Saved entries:
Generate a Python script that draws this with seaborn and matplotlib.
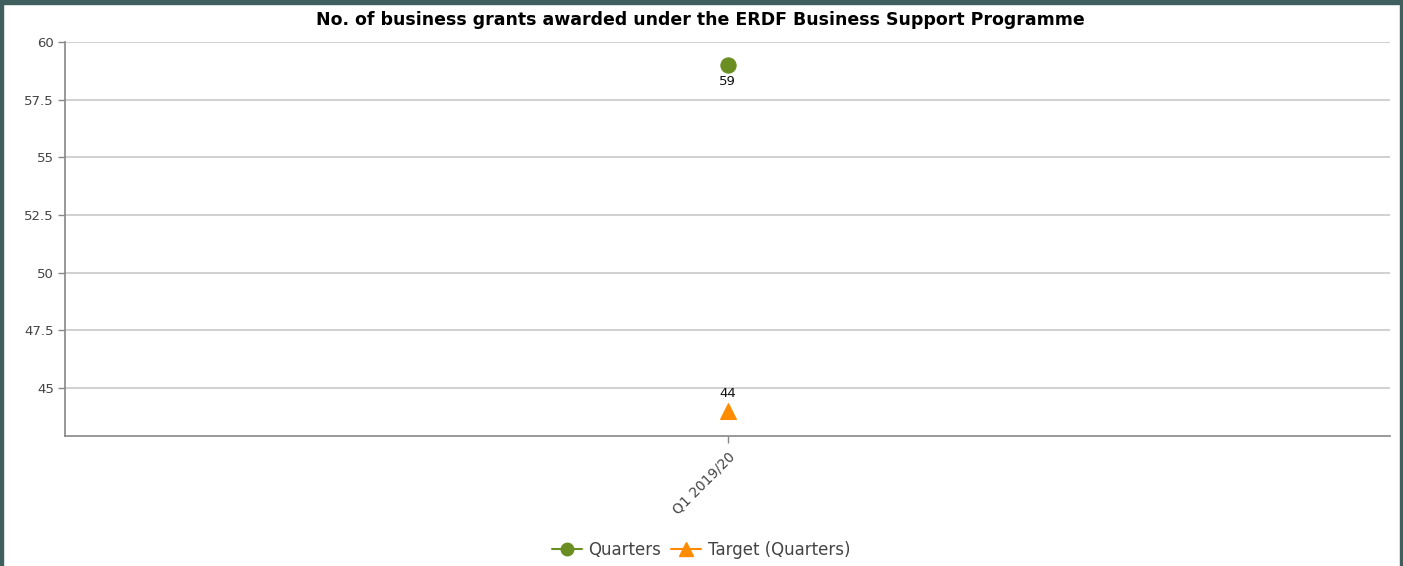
import matplotlib
matplotlib.use("Agg")
import matplotlib.pyplot as plt
import seaborn as sns
import pandas as pd
from matplotlib.lines import Line2D
from matplotlib.patches import Rectangle

categories = ["Q1 2019/20"]
quarters = [59]
target = [44]
yticks = [45, 47.5, 50, 52.5, 55, 57.5, 60]
ytick_labels = ["45", "47.5", "50", "52.5", "55", "57.5", "60"]
title = "No. of business grants awarded under the ERDF Business Support Programme"

green = "#6b8e23"
orange = "#ff8c00"

sns.set_theme(style="white")
plt.rcParams['font.family'] = ['DejaVu Sans']

fig = plt.figure(figsize=(14.03, 5.66), dpi=100)
ax = fig.add_axes([65/1403, 1 - 436/566, (1390-65)/1403, (436-42)/566])

df_q = pd.DataFrame({"x": [0], "y": quarters})
df_t = pd.DataFrame({"x": [0], "y": target})
sns.lineplot(data=df_q, x="x", y="y", marker="o", markersize=11, color=green,
             markeredgecolor=green, ax=ax, zorder=3)
sns.lineplot(data=df_t, x="x", y="y", marker="^", markersize=12, color=orange,
             markeredgecolor=orange, ax=ax, zorder=3)

for i, v in enumerate(quarters):
    ax.annotate(str(v), (i, v), xytext=(0, -12), textcoords="offset points",
                ha="center", va="center", fontsize=9.5, color="#111111")
for i, v in enumerate(target):
    ax.annotate(str(v), (i, v), xytext=(0, 13), textcoords="offset points",
                ha="center", va="center", fontsize=9.5, color="#111111")

ax.set_xlim(-0.5, 0.5)
ax.set_ylim(42.92, 60)
ax.set_xticks(range(len(categories)))
ax.set_xticklabels(categories, rotation=45, ha="right", rotation_mode="anchor",
                   fontsize=10, color="#444444")
ax.set_yticks(yticks)
ax.set_yticklabels(ytick_labels, fontsize=9.5, color="#444444")
ax.set_xlabel("")
ax.set_ylabel("")
ax.grid(axis="y", color="#c8c8c8", linewidth=1.2)
ax.grid(axis="x", visible=False)
ax.tick_params(axis="both", which="both", bottom=True, left=True, length=5,
               width=1, color="#888888", pad=3, direction="out")
ax.tick_params(axis="x", pad=5)
for s in ["top", "right"]:
    ax.spines[s].set_visible(False)
for s in ["left", "bottom"]:
    ax.spines[s].set_color("#888888")
    ax.spines[s].set_linewidth(1.2)

fig.text(700/1403, 1 - 20/566, title, ha="center", va="center",
         fontsize=12.5, fontweight="bold", color="#000000")

handles = [Line2D([0], [0], color=green, marker="o", markersize=9, linewidth=1.5),
           Line2D([0], [0], color=orange, marker="^", markersize=10, linewidth=1.5)]
fig.legend(handles, ["Quarters", "Target (Quarters)"], loc="center",
           bbox_to_anchor=(701/1403, 1 - 550/566), ncol=2, frameon=False,
           fontsize=12, handlelength=1.8, handletextpad=0.4, columnspacing=0.6,
           labelcolor="#444444")

border = "#3f5f5f"
fig.patches.append(Rectangle((0, 0), 3/1403, 1, transform=fig.transFigure, color=border))
fig.patches.append(Rectangle((1400/1403, 0), 3/1403, 1, transform=fig.transFigure, color=border))
fig.patches.append(Rectangle((0, 1 - 4/566), 1, 4/566, transform=fig.transFigure, color=border))

fig.savefig("out.png", dpi=100)
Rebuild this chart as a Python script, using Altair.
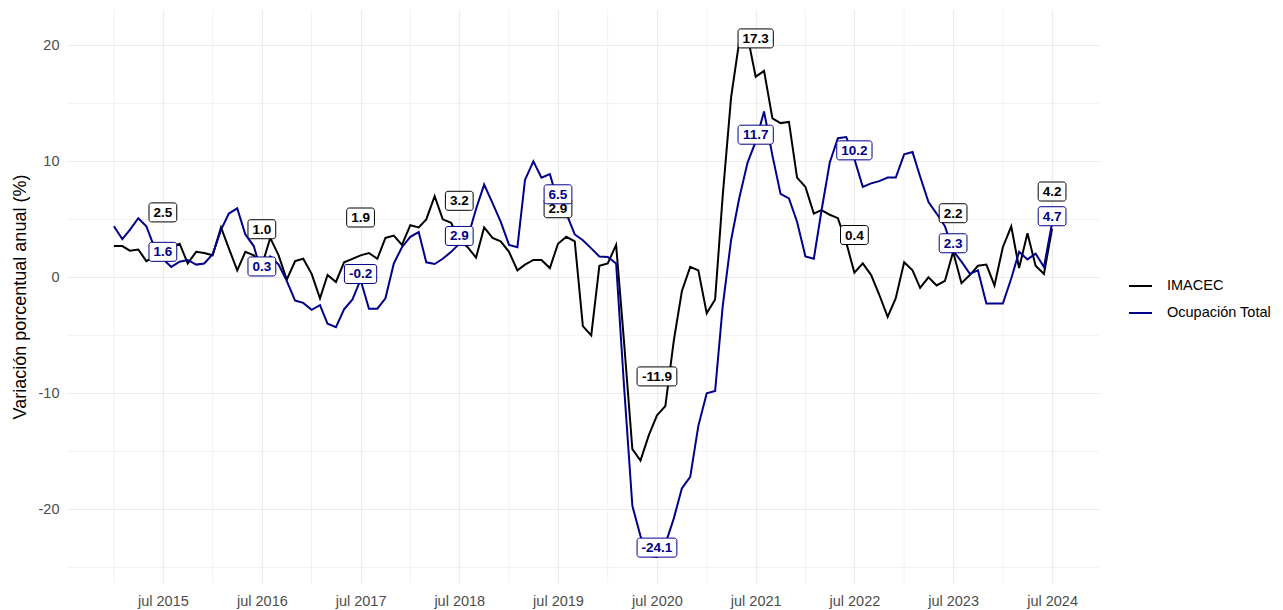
import altair as alt
import pandas as pd

# ---------------- data ----------------
fechas = pd.date_range("2015-01-01", "2024-07-01", freq="MS")

imacec = [
    2.7, 2.7, 2.3, 2.4, 1.4, 1.8, 2.5, 2.6, 2.9, 1.2, 2.2, 2.1,        # 2015
    1.9, 4.3, 2.5, 0.6, 2.2, 1.9, 1.0, 3.4, 1.9, -0.2, 1.4, 1.6,       # 2016
    0.3, -1.8, 0.2, -0.4, 1.3, 1.6, 1.9, 2.1, 1.6, 3.4, 3.6, 2.8,      # 2017
    4.5, 4.3, 5.0, 7.0, 5.0, 4.7, 3.2, 2.6, 1.7, 4.3, 3.4, 3.1,        # 2018
    2.2, 0.6, 1.1, 1.5, 1.5, 0.8, 2.9, 3.5, 3.1, -4.2, -5.0, 1.0,      # 2019
    1.2, 2.8, -5.5, -14.8, -15.8, -13.6, -11.9, -11.1, -5.5, -1.2, 0.9, 0.6,  # 2020
    -3.1, -1.9, 7.0, 15.5, 20.3, 20.8, 17.3, 17.8, 13.7, 13.3, 13.4, 8.6,     # 2021
    7.8, 5.5, 5.8, 5.4, 5.1, 3.0, 0.4, 1.2, 0.2, -1.5, -3.4, -1.8,     # 2022
    1.3, 0.6, -0.9, 0.0, -0.7, -0.3, 2.2, -0.5, 0.2, 1.0, 1.1, -0.7,   # 2023
    2.6, 4.4, 0.8, 3.8, 1.0, 0.3, 4.2,                                 # 2024
]

ocupacion = [
    4.4, 3.3, 4.1, 5.1, 4.4, 2.5, 1.6, 0.9, 1.35, 1.5, 1.1, 1.2,       # 2015
    2.0, 4.1, 5.5, 5.95, 3.7, 2.7, 0.3, 1.8, 1.1, -0.3, -2.0, -2.2,    # 2016
    -2.8, -2.4, -4.0, -4.3, -2.75, -1.9, -0.2, -2.7, -2.7, -1.8, 1.2, 2.6,  # 2017
    3.5, 3.9, 1.3, 1.15, 1.6, 2.2, 2.9, 3.4, 5.9, 8.0, 6.4, 4.8,       # 2018
    2.8, 2.6, 8.4, 10.0, 8.6, 8.9, 6.5, 5.5, 3.7, 3.2, 2.5, 1.8,       # 2019
    1.75, 1.2, -9.3, -19.7, -22.3, -24.0, -24.1, -23.0, -20.8, -18.2, -17.2, -12.8,  # 2020
    -10.0, -9.8, -2.5, 3.2, 6.8, 9.9, 11.7, 14.3, 10.5, 7.2, 6.8, 4.8,  # 2021
    1.8, 1.6, 5.7, 9.9, 12.0, 12.1, 10.2, 7.8, 8.1, 8.3, 8.6, 8.6,     # 2022
    10.6, 10.8, 8.7, 6.5, 5.5, 4.4, 2.3, 1.35, 0.3, 0.6, -2.25, -2.25, # 2023
    -2.25, -0.1, 2.2, 1.55, 2.05, 0.9, 4.7,                            # 2024
]

series_names = ["IMACEC", "Ocupación Total"]
series_colors = ["#000000", "#00008B"]

# July values that are labelled, and the (repelled) height of each label
label_years = list(range(2015, 2025))
imacec_label_vals = [2.5, 1.0, 1.9, 3.2, 2.9, -11.9, 17.3, 0.4, 2.2, 4.2]
imacec_label_at = [5.6, 4.15, 5.16, 6.6, 5.96, -8.54, 20.6, 3.65, 5.53, 7.4]
ocup_label_vals = [1.6, 0.3, -0.2, 2.9, 6.5, -24.1, 11.7, 10.2, 2.3, 4.7]
ocup_label_at = [2.2, 0.94, 0.29, 3.57, 7.16, -23.3, 12.3, 10.95, 2.94, 5.27]

y_ticks = [-20, -10, 0, 10, 20]
y_minor = [-25, -15, -5, 5, 15]
x_minor_years = list(range(2015, 2025))

# ---------------- layout ----------------
W, H = 1032, 573
Y_MIN, Y_MAX = -26.35, 23.05
x_start = pd.Timestamp("2014-07-11 12:00")
x_end = pd.Timestamp("2024-12-21 12:00")
px_per_day = W / ((x_end - x_start).total_seconds() / 86400)
px_per_unit = H / (Y_MAX - Y_MIN)
FONT = "Liberation Sans"
LABEL_SIZE = 13.5
Y_TITLE = "Variación porcentual anual (%)"


def iso(ts):
    return pd.Timestamp(ts).strftime("%Y-%m-%dT%H:%M:%S")


def text_em(s):
    return sum({".": 0.278, "-": 0.333}.get(ch, 0.556) for ch in s)


df = pd.DataFrame({
    "fecha": [iso(d) for d in fechas] * 2,
    "valor": imacec + ocupacion,
    "serie": [series_names[0]] * len(imacec) + [series_names[1]] * len(ocupacion),
})


def label_frame(vals, at):
    rows = []
    for yr, v, a in zip(label_years, vals, at):
        txt = f"{v:.1f}"
        center = pd.Timestamp(f"{yr}-07-01")
        half_w = (text_em(txt) * LABEL_SIZE + 9) / 2 / px_per_day
        half_h = 9.5 / px_per_unit
        rows.append({
            "fecha": iso(center),
            "x0": iso(center - pd.Timedelta(days=half_w)),
            "x1": iso(center + pd.Timedelta(days=half_w)),
            "y": a, "y0": a - half_h, "y1": a + half_h,
            "txt": txt,
        })
    return pd.DataFrame(rows)


lab_imacec = label_frame(imacec_label_vals, imacec_label_at)
lab_ocup = label_frame(ocup_label_vals, ocup_label_at)

xscale = alt.Scale(
    domain=[alt.DateTime(year=2014, month=7, date=11, hours=12),
            alt.DateTime(year=2024, month=12, date=21, hours=12)],
    nice=False)
yscale = alt.Scale(domain=[Y_MIN, Y_MAX], nice=False, zero=False)

grid_col = "#EBEBEB"

x_axis = alt.Axis(values=[alt.DateTime(year=y, month=7, date=1) for y in label_years],
                  labelExpr="lower(timeFormat(datum.value, '%b %Y'))",
                  grid=True, gridColor=grid_col, gridWidth=1.2,
                  domain=False, ticks=False, labelPadding=11,
                  labelFontSize=14.5, labelColor="#4D4D4D", labelFont=FONT)
y_axis = alt.Axis(values=y_ticks, labelExpr="'' + datum.value",
                  grid=True, gridColor=grid_col, gridWidth=1.2,
                  domain=False, ticks=False, labelPadding=8,
                  labelFontSize=14.5, labelColor="#4D4D4D", labelFont=FONT,
                  titleFont=FONT, titleFontSize=18, titleFontWeight="normal",
                  titleColor="#000000", titlePadding=9)


def X(field):
    return alt.X(field, scale=xscale, axis=x_axis, title=None)


def Y(field):
    return alt.Y(field, scale=yscale, axis=y_axis, title=Y_TITLE)


minor_x = alt.Chart(pd.DataFrame({"fecha": [iso(f"{y}-01-01") for y in x_minor_years]})).mark_rule(
    color=grid_col, strokeWidth=0.7).encode(x=X("fecha:T"))
minor_y = alt.Chart(pd.DataFrame({"valor": y_minor})).mark_rule(
    color=grid_col, strokeWidth=0.7).encode(y=Y("valor:Q"))

lines = alt.Chart(df).mark_line(strokeWidth=2).encode(
    x=X("fecha:T"),
    y=Y("valor:Q"),
    color=alt.Color("serie:N", scale=alt.Scale(domain=series_names, range=series_colors),
                    legend=alt.Legend(title=None, orient="none", legendX=1061, legendY=263.5,
                                      symbolType="stroke", symbolSize=529, symbolStrokeWidth=2,
                                      labelFontSize=14.5, labelFont=FONT, labelColor="#000000",
                                      labelOffset=14, rowPadding=8, padding=0)),
)


def label_layers(lab, col):
    box = alt.Chart(lab).mark_rect(fill="white", stroke=col, strokeWidth=1,
                                   cornerRadius=2.5).encode(
        x=X("x0:T"), x2="x1:T",
        y=Y("y0:Q"), y2="y1:Q")
    txt = alt.Chart(lab).mark_text(font=FONT, fontSize=LABEL_SIZE, fontWeight="bold",
                                   color=col, baseline="middle", align="center", dy=0.5).encode(
        x=X("fecha:T"),
        y=Y("y:Q"),
        text="txt:N")
    return [box, txt]


chart = alt.layer(
    minor_x, minor_y, lines,
    *label_layers(lab_imacec, series_colors[0]),
    *label_layers(lab_ocup, series_colors[1]),
).properties(
    width=W, height=H,
    autosize=alt.AutoSizeParams(type="none"),
    padding={"left": 59, "top": 2, "right": 176, "bottom": 27},
    background="white",
).configure_view(stroke=None)

chart.save("out.html", embed_options={"renderer": "svg", "actions": False})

GOAL – Nothing but the lines from the start of the records above through the line with "from matplotlib.patches import Rectangle" should be retyped, each exactly as written; leave out all pictures.

RESPONSE –
Generate a Python script that draws this with seaborn and matplotlib.
import matplotlib
matplotlib.use("Agg")
import matplotlib.pyplot as plt
import seaborn as sns
import pandas as pd
from matplotlib.lines import Line2D
from matplotlib.patches import Rectangle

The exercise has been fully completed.